CV Surgery

Thoracic and Cardiovascular Surgery


March 1, 2019

Right ventricular load adaptability metrics in patients undergoing left ventricular assist device implantation

Amsallem, M., Aymami, M., Hiesinger, W., Zeigler, S., Moneghetti, K., Marques, M., Teuteberg, J., Ha, R., Banerjee, D., Haddad, F.

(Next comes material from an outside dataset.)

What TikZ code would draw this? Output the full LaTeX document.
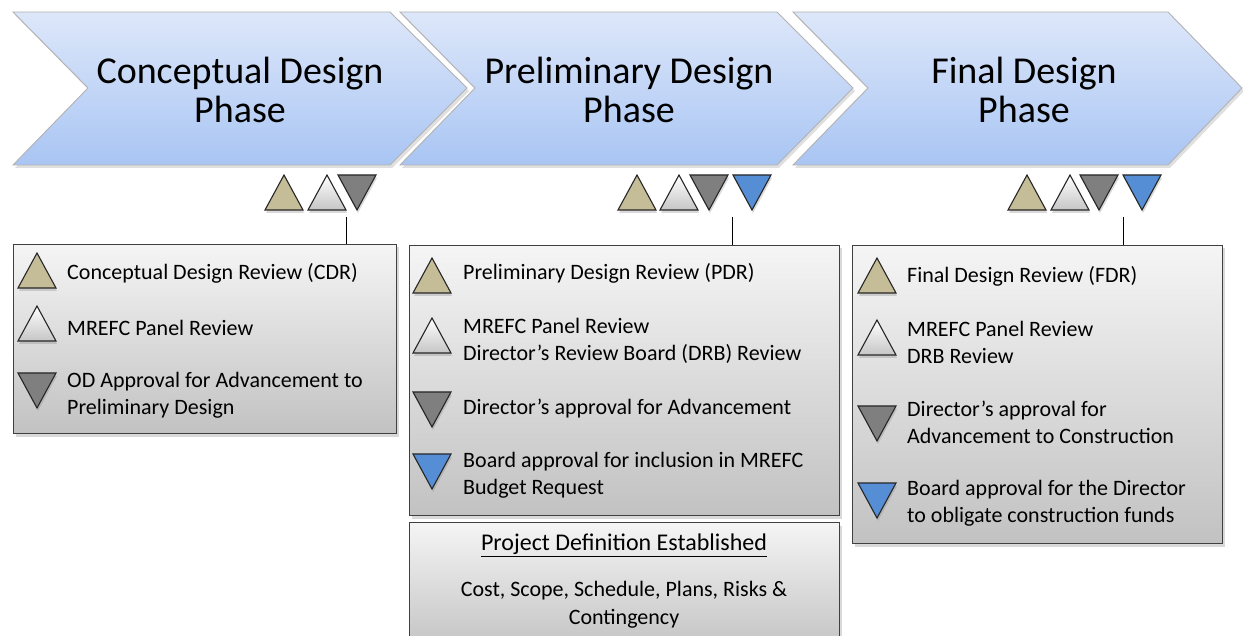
\documentclass[tikz,border=0pt]{standalone}
\usepackage{fontspec}
\setmainfont{Carlito}
\usetikzlibrary{positioning,shadows}

\definecolor{phasetop}{HTML}{DDE7FA}
\definecolor{phasebot}{HTML}{A9C5F3}
\definecolor{cdrtan}{HTML}{C4BD97}
\definecolor{odgray}{HTML}{7F7F7F}
\definecolor{nsbblue}{HTML}{558ED5}

% review markers: left x, top y, fill style
\newcommand{\uptri}[3]{\draw[tri,#3] (#1,#2+35) -- ++(38,0) -- ++(-19,-35) -- cycle;}
\newcommand{\dntri}[3]{\draw[tri,#3] (#1,#2) -- ++(38,0) -- ++(-19,35) -- cycle;}

\begin{document}
\begin{tikzpicture}[x=1pt,y=-1pt,
   phase/.style={draw=gray!60,line width=.9pt,top color=phasetop,bottom color=phasebot,
      drop shadow={opacity=.25,shadow xshift=2pt,shadow yshift=-3pt}},
   phasetext/.style={align=center,inner sep=0pt,font=\fontsize{38}{39}\selectfont},
   tri/.style={draw=black!85,line width=1.1pt,
      drop shadow={opacity=.3,shadow xshift=1pt,shadow yshift=-3pt}},
   cdr/.style={fill=cdrtan},
   panel/.style={top color=white,bottom color=gray!45},
   odapp/.style={fill=odgray},
   board/.style={fill=nsbblue},
   revbox/.style={draw=black!75,line width=1pt,inner sep=0pt,
      top color=gray!8,bottom color=gray!48,
      drop shadow={opacity=.3,shadow xshift=2pt,shadow yshift=-3pt}},
   item/.style={align=left,anchor=west,inner sep=0pt,font=\fontsize{22}{27}\selectfont},
   tick/.style={draw=black,line width=.7pt}]

\useasboundingbox (0,0) rectangle (1243,636);
\clip (0,0) rectangle (1243,636);

% phases
\draw[phase] (13,12) -- (390,12) -- (467,88) -- (390,165) -- (13,165) -- (88,88) -- cycle;
\draw[phase] (400,12) -- (777,12) -- (853,88) -- (777,165) -- (400,165) -- (475,88) -- cycle;
\draw[phase] (793,12) -- (1168,12) -- (1242,88) -- (1168,165) -- (793,165) -- (868,88) -- cycle;
\node[phasetext] (cdp) at (240,90) {Conceptual Design\\Phase};
\node[phasetext] (pdp) at (629,90) {Preliminary Design\\Phase};
\node[phasetext] (fdp) at (1024,90) {Final Design\\Phase};

% markers under the phases
\uptri{265}{175}{cdr} \uptri{308}{175}{panel} \dntri{338}{175}{odapp}
\uptri{618}{175}{cdr} \uptri{660}{175}{panel} \dntri{690}{175}{odapp} \dntri{733}{175}{board}
\uptri{1008}{175}{cdr} \uptri{1051}{175}{panel} \dntri{1080}{175}{odapp} \dntri{1123}{175}{board}

% review boxes
\node[revbox,anchor=north west,minimum width=383pt,minimum height=189pt] (cdrbox) at (13,244) {};
\node[revbox,anchor=north west,minimum width=430pt,minimum height=270pt] (pdrbox) at (409,245) {};
\node[revbox,anchor=north west,minimum width=370pt,minimum height=298pt] (fdrbox) at (852,245) {};
\node[revbox,minimum width=430pt,minimum height=130pt,below=6pt of pdrbox] (defbox) {};

\coordinate (cdrtick) at (346,217);
\coordinate (pdrtick) at (732,217);
\coordinate (fdrtick) at (1123,217);
\draw[tick] (cdrtick) -- (cdrtick |- cdrbox.north);
\draw[tick] (pdrtick) -- (pdrtick |- pdrbox.north);
\draw[tick] (fdrtick) -- (fdrtick |- fdrbox.north);

% conceptual
\uptri{18}{253}{cdr}
\node[item] (cdrrev) at (67,273) {Conceptual Design Review (CDR)};
\uptri{18}{306}{panel}
\node[item] (cdrpanel) at (67,328) {MREFC Panel Review};
\dntri{18}{373}{odapp}
\node[item] (cdrod) at (67,395) {OD Approval for Advancement to\\Preliminary Design};

% preliminary
\uptri{413}{258}{cdr}
\node[item] (pdrrev) at (463,273) {Preliminary Design Review (PDR)};
\uptri{413}{318}{panel}
\node[item] (pdrpanel) at (463,341) {MREFC Panel Review\\Director’s Review Board (DRB) Review};
\dntri{413}{392}{odapp}
\node[item] (pdrod) at (463,409) {Director’s approval for Advancement};
\dntri{413}{454}{board}
\node[item] (pdrboard) at (463,475) {Board approval for inclusion in MREFC\\Budget Request};

% final
\uptri{858}{258}{cdr}
\node[item] (fdrrev) at (907,276) {Final Design Review (FDR)};
\uptri{858}{320}{panel}
\node[item] (fdrpanel) at (907,342) {MREFC Panel Review\\DRB Review};
\dntri{858}{406}{odapp}
\node[item] (fdrod) at (907,422) {Director’s approval for\\Advancement to Construction};
\dntri{858}{483}{board}
\node[item] (fdrboard) at (907,503) {Board approval for the Director\\to obligate construction funds};

% project definition
\node[inner sep=0pt,font=\fontsize{24}{29}\selectfont] (deftitle) at (624,545) {\underline{Project Definition Established}};
\node[item,anchor=center,align=center,font=\fontsize{22}{28}\selectfont] (defbody) at (624,605) {Cost, Scope, Schedule, Plans, Risks \&\\Contingency};

\end{tikzpicture}
\end{document}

OBJECTIVE: Several right load adaptability metrics have been proposed as predictors of right heart failure (RHF) following left ventricular assist device implantation. This study sought to validate and compare the prognostic value of these indices. METHODS: This retrospective study included 194 patients undergoing continuous-flow left ventricular assist device implantation. The primary end point was unplanned right atrial assist device (RVAD) need within 30days after left ventricular assist device implantation; the secondary end points included clinical RHF syndrome without RVAD need and the composite of RHF or RVAD need. Load adaptability indices or interventricular ratios were divided into surrogates of ventriculoarterial coupling (RV area change:end-systolic area), indices reflecting adaptation proportionality (Dandel's index=tricuspid regurgitation velocity-time integral normalized for average RV radius in diastole or systole), and simple ratios (eg, pulse pressure:right atrial pressure or right arterial pressure:pulmonary arterial wedge pressure). RESULTS: Mean age was 55±13years with 77% of men. RHF occurred in 75 patients with 30 patients requiring RVAD implantation. Among right heart metrics, right arterial pressure (normalized odd ratio, 1.62; 95% confidence interval, 1.15-2.38), right arterial pressure:pulmonary arterial wedge pressure (normalized odds ratio, 1.59; 95% confidence interval, 1.08-2.32) and pulse pressure:right arterial pressure<2.0 (normalized odds ratio, 2.56; 95% confidence interval, 1.16-5.56) were associated with RVAD need (all P values<.02). These 3 metrics significantly added incremental prognostic value to the Interagency Registry for Mechanically Assisted Circulatory Support classification score in a similar range, whereas only RAP was incremental to the Michigan score. Correlates of RHF not requiring RVAD included RV end-systolic area index and the Dandel indices, which provided similar incremental value to the Interagency Registry for Mechanically Assisted Circulatory Support, Michigan, and European Registry for Patients with Mechanical Circulatory Support scores. CONCLUSIONS: Although associated with outcome, right load adaptability indices do not appear to provide strong incremental value when compared with simple metrics.